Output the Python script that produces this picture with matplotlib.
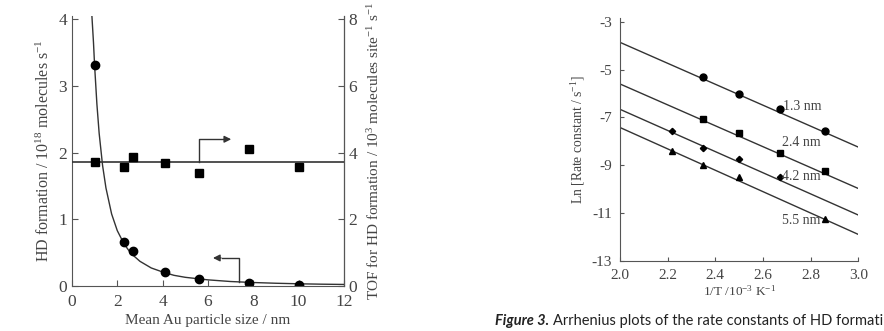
import matplotlib
matplotlib.use("Agg")
import matplotlib.pyplot as plt

plt.rcParams['font.family'] = ['Liberation Serif', 'DejaVu Serif']
plt.rcParams['mathtext.fontset'] = 'custom'
plt.rcParams['mathtext.rm'] = 'Liberation Serif'
plt.rcParams['mathtext.it'] = 'Liberation Serif:italic'
plt.rcParams['mathtext.bf'] = 'Liberation Serif:bold'

gris = "#555555"
linea = "#333333"
texto = "#444444"

# --- panel izquierdo: tamano de particula ---
size = [1.0, 2.3, 2.7, 4.1, 5.6, 7.8, 10.0]
hd_rate = [3.32, 0.66, 0.52, 0.21, 0.10, 0.05, 0.02]
tof = [3.72, 3.58, 3.86, 3.70, 3.38, 4.10, 3.56]
# curva de ajuste
curva_x = [0.88, 0.95, 1.0, 1.1, 1.2, 1.35, 1.5, 1.75, 2.0, 2.3, 2.6, 3.0, 3.5, 4.0, 4.5, 5.0, 6.0, 7.0, 8.0, 9.0, 10.0, 11.0, 12.0]
curva_y = [4.05, 3.65, 3.30, 2.73, 2.29, 1.81, 1.47, 1.08, 0.83, 0.63, 0.49, 0.37, 0.27, 0.21, 0.16, 0.13, 0.092, 0.067, 0.052, 0.041, 0.033, 0.027, 0.023]
tof_medio = 3.72

# --- panel derecho: Arrhenius ---
invT = {"1.3 nm": [2.35, 2.50, 2.67, 2.86],
        "2.4 nm": [2.35, 2.50, 2.67, 2.86],
        "4.2 nm": [2.22, 2.35, 2.50, 2.67],
        "5.5 nm": [2.22, 2.35, 2.50, 2.86]}
lnk = {"1.3 nm": [-5.30, -6.03, -6.65, -7.55],
       "2.4 nm": [-7.05, -7.65, -8.50, -9.25],
       "4.2 nm": [-7.55, -8.28, -8.75, -9.50],
       "5.5 nm": [-8.40, -9.00, -9.50, -11.25]}
ajuste = {"1.3 nm": [-3.86, -8.24],
          "2.4 nm": [-5.60, -9.97],
          "4.2 nm": [-6.66, -11.08],
          "5.5 nm": [-7.42, -11.89]}
marcas = {"1.3 nm": ("o", 5.0), "2.4 nm": ("s", 5.0), "4.2 nm": ("D", 3.2), "5.5 nm": ("^", 4.5)}
etiqueta_pos = {"1.3 nm": (2.685, -6.55), "2.4 nm": (2.68, -8.03), "4.2 nm": (2.68, -9.45), "5.5 nm": (2.68, -11.3)}

fig = plt.figure(figsize=(8.84, 3.31), dpi=100)

ax = fig.add_axes([0.0814, 0.136, 0.3076, 0.816])
ax2 = ax.twinx()
ax.plot(curva_x, curva_y, "-", color=linea, lw=1.0)
ax.plot(size, hd_rate, "o", color="black", ms=6)
ax2.plot([0, 12], [tof_medio, tof_medio], "-", color=linea, lw=1.2)
ax2.plot(size, tof, "s", color="black", ms=5.5)
ax.set_xlim(0, 12)
ax.set_ylim(0, 4.05)
ax2.set_ylim(0, 8.1)
ax.set_xticks(range(0, 13, 2))
ax.set_yticks(range(0, 5))
ax2.set_yticks(range(0, 9, 2))
ax.spines['top'].set_visible(False)
ax2.spines['top'].set_visible(False)
for s in ['left', 'bottom']:
    ax.spines[s].set_color(gris)
ax2.spines['right'].set_color(gris)
ax2.spines['left'].set_visible(False)
ax2.spines['bottom'].set_visible(False)
ax.tick_params(direction="in", length=4, colors=gris, labelsize=12.5, labelcolor=texto)
ax.tick_params(axis="x", pad=6)
ax2.tick_params(direction="in", length=4, colors=gris, labelsize=12.5, labelcolor=texto)
ax.set_xlabel("Mean Au particle size / nm", fontsize=11, color=texto, labelpad=3)
ax.set_ylabel("HD formation / 10$^{18}$ molecules s$^{-1}$", fontsize=11.5, color=texto, labelpad=4)
ax2.set_ylabel("TOF for HD formation / 10$^{3}$ molecules site$^{-1}$ s$^{-1}$", fontsize=11, color=texto, labelpad=6)
# flechas indicadoras de eje
ax2.plot([5.6, 5.6, 6.7], [tof_medio, 4.4, 4.4], color=linea, lw=1.0)
ax2.annotate("", xy=(7.15, 4.4), xytext=(6.6, 4.4),
             arrowprops=dict(arrowstyle="-|>", color=linea, lw=1.0, mutation_scale=10))
ax.plot([7.37, 7.37, 6.6], [0.06, 0.42, 0.42], color=linea, lw=1.0)
ax.annotate("", xy=(6.1, 0.42), xytext=(6.7, 0.42),
            arrowprops=dict(arrowstyle="-|>", color=linea, lw=1.0, mutation_scale=10))

bx = fig.add_axes([0.7014, 0.2115, 0.2696, 0.7335])
for k in invT:
    bx.plot([2.0, 3.0], ajuste[k], "-", color=linea, lw=1.0)
    m, ms = marcas[k]
    bx.plot(invT[k], lnk[k], m, color="black", ms=ms)
    bx.text(etiqueta_pos[k][0], etiqueta_pos[k][1], k, fontsize=10, color=texto,
            ha="left", va="center")
bx.set_xlim(2.0, 3.0)
bx.set_ylim(-13, -2.85)
bx.set_xticks([2.0, 2.2, 2.4, 2.6, 2.8, 3.0])
bx.set_xticklabels(["2.0", "2.2", "2.4", "2.6", "2.8", "3.0"])
bx.set_yticks([-3, -5, -7, -9, -11, -13])
bx.set_yticklabels(["-3", "-5", "-7", "-9", "-11", "-13"])
bx.spines['top'].set_visible(False)
bx.spines['right'].set_visible(False)
bx.spines['left'].set_color(gris)
bx.spines['bottom'].set_color(gris)
bx.tick_params(direction="in", length=3, colors=gris, labelsize=11, labelcolor=texto, pad=6)
bx.set_xlabel("1/T /10$^{-3}$ K$^{-1}$", fontsize=9.5, color=texto, labelpad=1)
bx.set_ylabel("Ln [Rate constant / s$^{-1}$]", fontsize=9.8, color=texto, labelpad=3)

fig.text(0.56, 0.018, "Figure 3.", family=["Lato", "DejaVu Sans"], fontsize=10.5,
         fontweight="bold", fontstyle="italic", color="#222222")
fig.text(0.626, 0.018, "Arrhenius plots of the rate constants of HD formati",
         family=["Lato", "DejaVu Sans"], fontsize=10.5, color="#222222")

fig.savefig("out.png", dpi=100)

_Exercise instructions_:
Write out nothing but the lines from the start of the data through the line with "fig = plt.figure(figsize=(8.84, 3.31), dpi=100)". Leave out the pictures.

_Exercise response_:
Output the Python script that produces this picture with matplotlib.
import matplotlib
matplotlib.use("Agg")
import matplotlib.pyplot as plt

plt.rcParams['font.family'] = ['Liberation Serif', 'DejaVu Serif']
plt.rcParams['mathtext.fontset'] = 'custom'
plt.rcParams['mathtext.rm'] = 'Liberation Serif'
plt.rcParams['mathtext.it'] = 'Liberation Serif:italic'
plt.rcParams['mathtext.bf'] = 'Liberation Serif:bold'

gris = "#555555"
linea = "#333333"
texto = "#444444"

# --- panel izquierdo: tamano de particula ---
size = [1.0, 2.3, 2.7, 4.1, 5.6, 7.8, 10.0]
hd_rate = [3.32, 0.66, 0.52, 0.21, 0.10, 0.05, 0.02]
tof = [3.72, 3.58, 3.86, 3.70, 3.38, 4.10, 3.56]
# curva de ajuste
curva_x = [0.88, 0.95, 1.0, 1.1, 1.2, 1.35, 1.5, 1.75, 2.0, 2.3, 2.6, 3.0, 3.5, 4.0, 4.5, 5.0, 6.0, 7.0, 8.0, 9.0, 10.0, 11.0, 12.0]
curva_y = [4.05, 3.65, 3.30, 2.73, 2.29, 1.81, 1.47, 1.08, 0.83, 0.63, 0.49, 0.37, 0.27, 0.21, 0.16, 0.13, 0.092, 0.067, 0.052, 0.041, 0.033, 0.027, 0.023]
tof_medio = 3.72

# --- panel derecho: Arrhenius ---
invT = {"1.3 nm": [2.35, 2.50, 2.67, 2.86],
        "2.4 nm": [2.35, 2.50, 2.67, 2.86],
        "4.2 nm": [2.22, 2.35, 2.50, 2.67],
        "5.5 nm": [2.22, 2.35, 2.50, 2.86]}
lnk = {"1.3 nm": [-5.30, -6.03, -6.65, -7.55],
       "2.4 nm": [-7.05, -7.65, -8.50, -9.25],
       "4.2 nm": [-7.55, -8.28, -8.75, -9.50],
       "5.5 nm": [-8.40, -9.00, -9.50, -11.25]}
ajuste = {"1.3 nm": [-3.86, -8.24],
          "2.4 nm": [-5.60, -9.97],
          "4.2 nm": [-6.66, -11.08],
          "5.5 nm": [-7.42, -11.89]}
marcas = {"1.3 nm": ("o", 5.0), "2.4 nm": ("s", 5.0), "4.2 nm": ("D", 3.2), "5.5 nm": ("^", 4.5)}
etiqueta_pos = {"1.3 nm": (2.685, -6.55), "2.4 nm": (2.68, -8.03), "4.2 nm": (2.68, -9.45), "5.5 nm": (2.68, -11.3)}

fig = plt.figure(figsize=(8.84, 3.31), dpi=100)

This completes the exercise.